I am pretty sure it is Age + 100 for males up to age of 50, then Age + 80 for females up to age 50. And this is there systolic number. The normal disystolic for both males and females for the normal range are the same for this formula. Can't remeber what range they gave for it though...hmmm.


----------



## EMSLaw (Nov 3, 2009)

Linuss said:


> Not so true, juxtin.
> 
> Most VS can be put in 2 categories:  relative(asymptomatic) and absolute(symptomatic).  Absolute = absolutely not right, hence symptomatic.
> 
> I'm relatively bradycardic.  I have a heart rate of 52.  That's brady no matter how you spin it.  But it's not absolutely bradycardic, meaning it's asymptomatic.  I have no negative effects at 52bpm as my BP is 120/80, my norm.



Even if we've already taken the patient history, if I get an abnormal reading from a patient (well, abnormal in my eyes), then I will... ask the patient! 

BP is high, "Sir, do you have high blood pressure normally?"  If their pulse is 52, but they've mentioned how well they did in the last NYC marathon, I'll probably be less concerned than if it was someone like me who hasn't run a mile recently.


----------



## RESQ_5_1 (Nov 3, 2009)

Normal is relative to the pt. I have had Pts with Diastoilic pressures hovering just above 90 and Asymptomatic. However, I keep a close eye on that BP and my pt for any changes. 

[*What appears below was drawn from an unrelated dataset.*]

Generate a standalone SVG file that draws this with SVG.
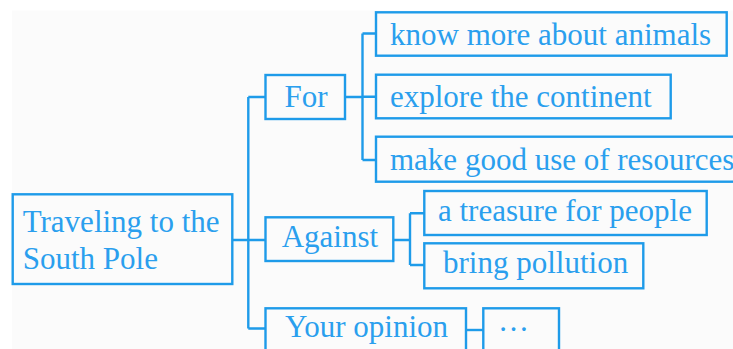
<svg xmlns="http://www.w3.org/2000/svg" width="733" height="349" viewBox="0 0 733 349">
<style>
.box{fill:none;stroke:#1e9be9;stroke-width:2.4}
.ln{fill:none;stroke:#1e9be9;stroke-width:2.4}
.t{font-family:'Liberation Serif', 'Times New Roman', Times, serif;font-size:31px;fill:#2a9fee}
</style>
<rect x="0" y="0" width="733" height="349" fill="#ffffff"/>
<rect x="12" y="10.5" width="721" height="338.5" fill="#fbfbfb"/>
<g id="connectors">
<path class="ln" d="M232.5 240H265M248.3 97V328.5M248.3 97H265M248.3 328.5H265"/>
<path class="ln" d="M345 97H362.5M362.5 33.5V160M362.5 33.5H376M362.5 96.7H376M362.5 160H376"/>
<path class="ln" d="M393.3 240H410M410 213.3V265M410 213.3H424.3M410 265H424.3"/>
<path class="ln" d="M466 330H483.3"/>
</g>
<g id="root"><rect class="box" x="12.7" y="194.3" width="219.6" height="89.7"/><text class="t" x="22.7" y="231.7">Traveling to the</text><text class="t" x="22.7" y="269">South Pole</text></g>
<g id="for"><rect class="box" x="265.5" y="75" width="79.5" height="44"/><text class="t" x="284.5" y="106.7">For</text></g>
<g id="against"><rect class="box" x="265.5" y="217.3" width="127.8" height="43.7"/><text class="t" x="281.7" y="246.7">Against</text></g>
<g id="opinion"><rect class="box" x="265.5" y="308.3" width="200.5" height="50"/><text class="t" x="285" y="336.7">Your opinion</text></g>
<g id="animals"><rect class="box" x="376" y="12.3" width="350.7" height="43.4"/><text class="t" x="390" y="45">know more about animals</text></g>
<g id="continent"><rect class="box" x="376" y="74.7" width="294.7" height="43.6"/><text class="t" x="390" y="107.3">explore the continent</text></g>
<g id="resources"><rect class="box" x="376" y="136.7" width="380" height="45"/><text class="t" x="390" y="170">make good use of resources</text></g>
<g id="treasure"><rect class="box" x="424.3" y="191" width="282.4" height="44"/><text class="t" x="438" y="220.7">a treasure for people</text></g>
<g id="pollution"><rect class="box" x="424.3" y="243.3" width="219" height="45"/><text class="t" x="443" y="272.7">bring pollution</text></g>
<g id="dots"><rect class="box" x="483.3" y="308.3" width="75.7" height="50"/><text class="t" x="498" y="331">…</text></g>
</svg>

And, just for the record, I am 5'6" and 195 lbs. I smoke just under a pack a day and live for the next bacon fix. And, before any non-smoker's automatically triple that number, trust me on the accuracy. I'm not in any denial. I have been a smoker for 20+ years. My average BP is around 136/80. And, my average resting pulse is around 72 S/R. 

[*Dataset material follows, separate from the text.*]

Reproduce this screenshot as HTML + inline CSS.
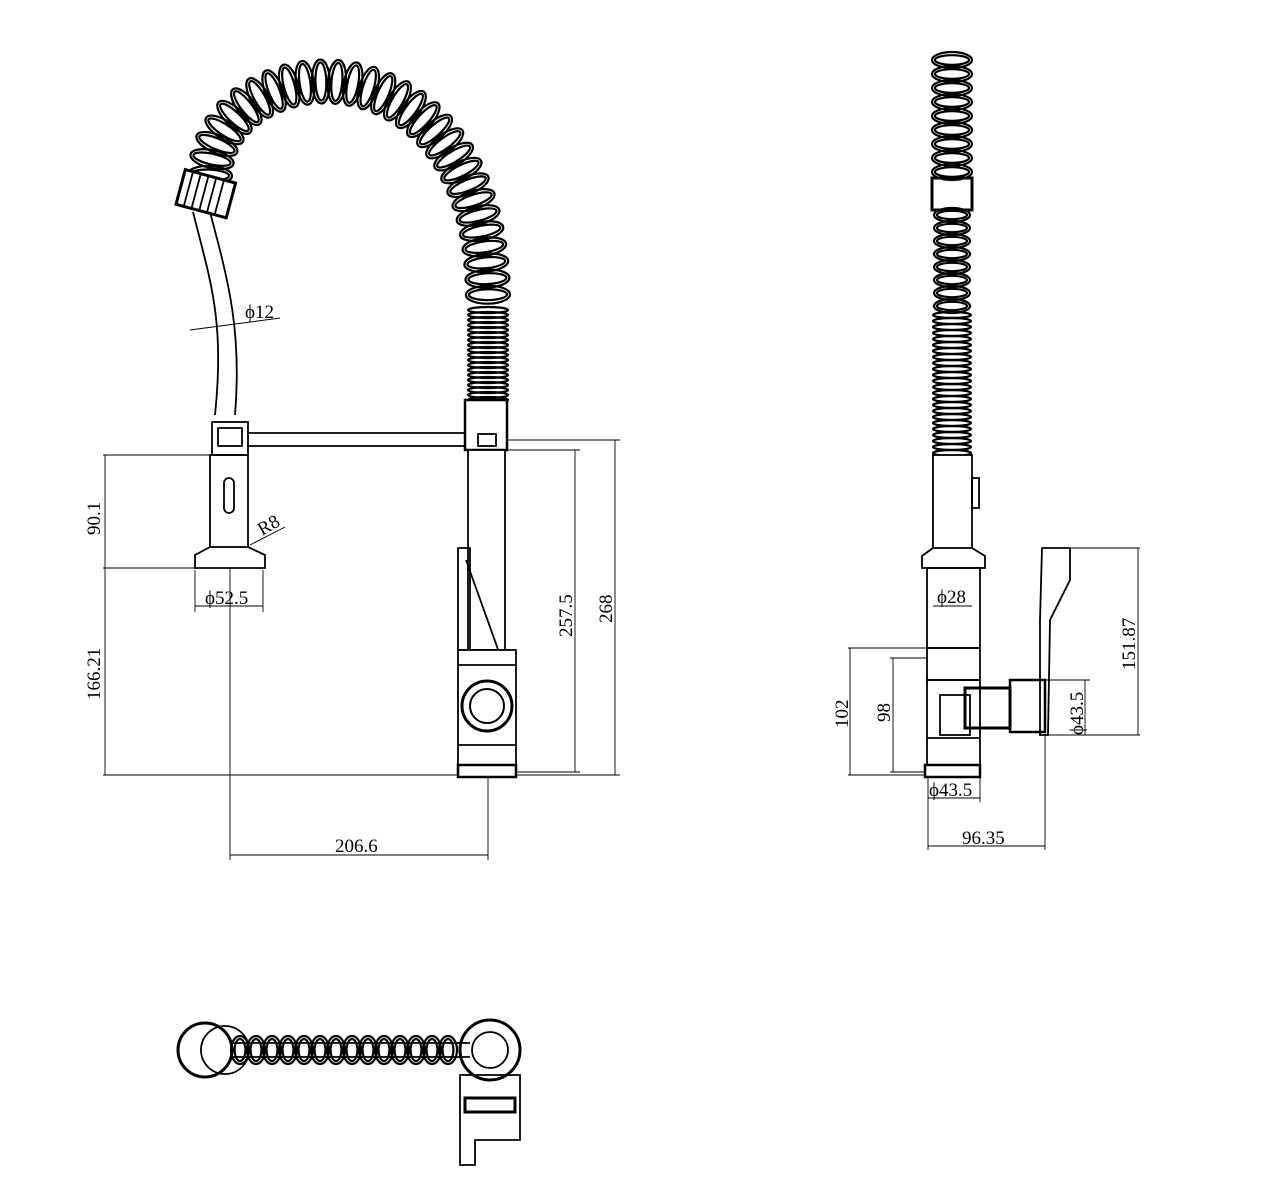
<!DOCTYPE html>
<html><head><meta charset="utf-8"><style>
html,body{margin:0;padding:0;background:#fff}
svg{display:block}
text{font-family:"Liberation Serif",serif;font-size:19px;fill:#000}
</style></head><body>
<svg id="s" width="1271" height="1200" viewBox="0 0 1271 1200" xmlns="http://www.w3.org/2000/svg">
<g id="coils" fill="none" stroke="#000" stroke-width="2.2"></g>
<g fill="none" stroke="#000" stroke-width="1.8">
<g transform="rotate(15 207 193)">
<rect x="180" y="176" width="52" height="36" fill="#fff" stroke-width="3"/>
<line x1="188" y1="176" x2="188" y2="212"/><line x1="196" y1="176" x2="196" y2="212"/><line x1="204" y1="176" x2="204" y2="212"/><line x1="212" y1="176" x2="212" y2="212"/><line x1="220" y1="176" x2="220" y2="212"/>
</g>
<path d="M193 212 C210 280,225 320,215 415"/>
<path d="M210 212 C228 280,242 330,235 415"/>
<line x1="190" y1="330" x2="280" y2="318" stroke-width="1"/>
<rect x="212" y="422" width="36" height="33" fill="#fff"/>
<rect x="218" y="428" width="24" height="18"/>
<line x1="248" y1="433" x2="470" y2="433"/><line x1="248" y1="446" x2="470" y2="446"/>
<rect x="465" y="400" width="42" height="50" fill="#fff" stroke-width="2.5"/>
<rect x="478" y="434" width="18" height="12"/>
<rect x="210" y="455" width="38" height="92"/>
<rect x="224" y="478" width="10" height="35" rx="5"/>
<path d="M210 547 L195 555 L195 568 L265 568 L265 555 L248 547"/>
<rect x="468" y="450" width="37" height="200" fill="#fff"/>
<rect x="458" y="548" width="12" height="102"/>
<line x1="466" y1="560" x2="500" y2="655"/>
<rect x="458" y="650" width="58" height="115" fill="#fff"/>
<line x1="458" y1="665" x2="516" y2="665"/><line x1="458" y1="745" x2="516" y2="745"/>
<circle cx="487" cy="706" r="25" stroke-width="3"/>
<circle cx="487" cy="706" r="17" stroke-width="2"/>
<rect x="458" y="765" width="58" height="12" stroke-width="2.5"/>
</g>
<g fill="none" stroke="#000" stroke-width="0.9">
<line x1="103" y1="455" x2="210" y2="455"/><line x1="103" y1="568" x2="210" y2="568"/><line x1="103" y1="775" x2="458" y2="775"/>
<line x1="105" y1="455" x2="105" y2="775"/>
<line x1="230" y1="568" x2="230" y2="860"/><line x1="488" y1="777" x2="488" y2="860"/>
<line x1="230" y1="855" x2="488" y2="855"/>
<line x1="195" y1="570" x2="195" y2="612"/><line x1="263" y1="570" x2="263" y2="612"/><line x1="195" y1="606" x2="263" y2="606"/>
<line x1="505" y1="450" x2="580" y2="450"/><line x1="516" y1="772" x2="580" y2="772"/><line x1="575" y1="450" x2="575" y2="772"/>
<line x1="507" y1="440" x2="620" y2="440"/><line x1="516" y1="775" x2="620" y2="775"/><line x1="615" y1="440" x2="615" y2="775"/>
<line x1="250" y1="545" x2="285" y2="527"/>
</g>
<text x="245" y="318">ϕ12</text>
<text x="205" y="604">ϕ52.5</text>
<text x="335" y="852">206.6</text>
<text transform="translate(262 536) rotate(-30)">R8</text>
<text transform="translate(100 535) rotate(-90)">90.1</text>
<text transform="translate(100 700) rotate(-90)">166.21</text>
<text transform="translate(572 637) rotate(-90)">257.5</text>
<text transform="translate(612 623) rotate(-90)">268</text>
<g fill="none" stroke="#000" stroke-width="1.8">
<rect x="932" y="178" width="40" height="32" stroke-width="3"/>
<rect x="933" y="455" width="39" height="93" fill="#fff"/>
<rect x="972" y="478" width="7" height="30"/>
<path d="M933 548 L922 556 L922 568 L985 568 L985 556 L972 548"/>
<rect x="927" y="568" width="53" height="80"/>
<rect x="927" y="648" width="53" height="32"/>
<rect x="927" y="680" width="53" height="85"/>
<line x1="927" y1="738" x2="980" y2="738"/>
<rect x="925" y="765" width="55" height="12" stroke-width="2.5"/>
<rect x="940" y="695" width="30" height="40"/>
<rect x="965" y="688" width="45" height="40" stroke-width="3"/>
<rect x="1010" y="680" width="35" height="52" stroke-width="2.5"/>
<path d="M1042 548 L1070 548 L1070 580 L1050 620 L1048 735 L1040 735 L1040 620 L1042 548 Z"/>
</g>
<g fill="none" stroke="#000" stroke-width="0.9">
<line x1="848" y1="648" x2="927" y2="648"/><line x1="848" y1="775" x2="925" y2="775"/><line x1="850" y1="648" x2="850" y2="775"/>
<line x1="890" y1="658" x2="927" y2="658"/><line x1="890" y1="772" x2="925" y2="772"/><line x1="893" y1="658" x2="893" y2="772"/>
<line x1="1070" y1="548" x2="1140" y2="548"/><line x1="1048" y1="735" x2="1140" y2="735"/><line x1="1138" y1="548" x2="1138" y2="735"/>
<line x1="1045" y1="680" x2="1090" y2="680"/><line x1="1085" y1="680" x2="1085" y2="735"/>
<line x1="933" y1="606" x2="972" y2="606"/>
<line x1="928" y1="778" x2="928" y2="850"/><line x1="980" y1="778" x2="980" y2="802"/><line x1="928" y1="798" x2="980" y2="798"/>
<line x1="1045" y1="735" x2="1045" y2="850"/><line x1="928" y1="846" x2="1045" y2="846"/>
</g>
<text x="937" y="603">ϕ28</text>
<text x="929" y="796">ϕ43.5</text>
<text x="962" y="844">96.35</text>
<text transform="translate(848 728) rotate(-90)">102</text>
<text transform="translate(890 722) rotate(-90)">98</text>
<text transform="translate(1135 670) rotate(-90)">151.87</text>
<text transform="translate(1083 735) rotate(-90)">ϕ43.5</text>
<g fill="none" stroke="#000" stroke-width="1.8">
<circle cx="205" cy="1050" r="27" stroke-width="3"/><circle cx="225" cy="1050" r="24"/>
<line x1="230" y1="1043" x2="470" y2="1043"/><line x1="230" y1="1057" x2="470" y2="1057"/>
<circle cx="490" cy="1050" r="30" stroke-width="3"/><circle cx="490" cy="1050" r="18"/>
<path d="M460 1075 L520 1075 L520 1140 L475 1140 L475 1165 L460 1165 Z"/>
<rect x="465" y="1098" width="50" height="14" stroke-width="3"/>
</g>
<script>
(function(){
var NS="http://www.w3.org/2000/svg",g=document.getElementById('coils');
function coilsAlong(d,step,w,ry,tight){
 var p=document.createElementNS(NS,'path');p.setAttribute('d',d);g.appendChild(p);p.setAttribute('stroke','none');
 var L=p.getTotalLength();
 for(var s=0;s<=L;s+=step){
  var a=p.getPointAtLength(s),b=p.getPointAtLength(Math.min(L,s+1)),c=p.getPointAtLength(Math.max(0,s-1));
  var ang=Math.atan2(b.y-c.y,b.x-c.x)*180/Math.PI;
  var e=document.createElementNS(NS,'ellipse');
  e.setAttribute('cx',a.x);e.setAttribute('cy',a.y);e.setAttribute('rx',ry);e.setAttribute('ry',w);
  e.setAttribute('transform','rotate('+ang+' '+a.x+' '+a.y+')');g.appendChild(e);
  if(!tight){var e2=e.cloneNode();e2.setAttribute('rx',ry*0.6);e2.setAttribute('ry',w-3);g.appendChild(e2);}
 }
}
coilsAlong("M210 175 C215 45,488 20,488 300",16,22,9,false);
coilsAlong("M488 310 L488 400",5,20,3,true);
coilsAlong("M952 60 L952 175",14,20,8,false);
coilsAlong("M952 215 L952 310",13,18,7,false);
coilsAlong("M952 315 L952 455",6,19,3,true);
coilsAlong("M240 1050 L460 1050",16,14,9,false);
})();
</script>
</svg>
</body></html>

When I was 24, I had my wisdom teeth removed under IV sedation. When I was in recovery, I was awakened by an alrm on the vitals machine. It seems my HR dropped to 42. The nurse that came over to silence the alarm never even stopped the conversation she was having with the other nurse and didn't even look at me. But, since the alarm woke me up, and I was concious enough to see that my HR was 42, I guess it wasn't a problem.

Normal for textbook is whatever is in your textbook. IE; 120/80. Normal for your pt is whatever is normal for your pt. Take at least 3 sets of vitals if possible, and get as accurate a history as possible.


----------



## Melclin (Nov 4, 2009)

EMT.Hart said:


> Pulse Pressure... Never heard of it. Care to elaborate?



Learn to google man 

On the topic of triads and pulse pressures, beck's triad (depending on how you phrase it I suppose) involves a lowered pulse pressure (and generally lowered arterial pressure), muffled heart sounds and Jugular Venous Distension = Cardiac tamponade.


----------



## Mountain Res-Q (Nov 4, 2009)

Melclin said:


> Learn to google man
> 
> On the topic of triads and pulse pressures, beck's triad (depending on how you phrase it I suppose) involves a lowered pulse pressure (and generally lowered arterial pressure), muffled heart sounds and Jugular Venous Distension = Cardiac tamponade.



It amazes me how many noobies have not been taught terms like pulse preasure, Becks Triad, or Cushing Triad.  I have even been laughed at (as if I was pulling legs) when I informally quiz recently certified EMTs on things like the s/s of Becks Triad...  Sad really...  But then again...  "Education" and all that... -_-  I mean, what is the point of taking a BP if you can't interpret what the numbers mean or how that information factors into the other s/s that you see?


----------



## juxtin1987 (Nov 4, 2009)

Melclin said:


> Learn to google man
> 
> On the topic of triads and pulse pressures, beck's triad (depending on how you phrase it I suppose) involves a lowered pulse pressure (and generally lowered arterial pressure), muffled heart sounds and Jugular Venous Distension = Cardiac tamponade.



_On the topic of triads and pulse pressures, beck's triad (depending on how you phrase it I suppose) involves a lowered *ARTERIAL PRESSURE* (and generally lowered *PULSE PRESSURE*), muffled heart sounds and Jugular Venous Distension = Cardiac tamponade._

Fixed!


----------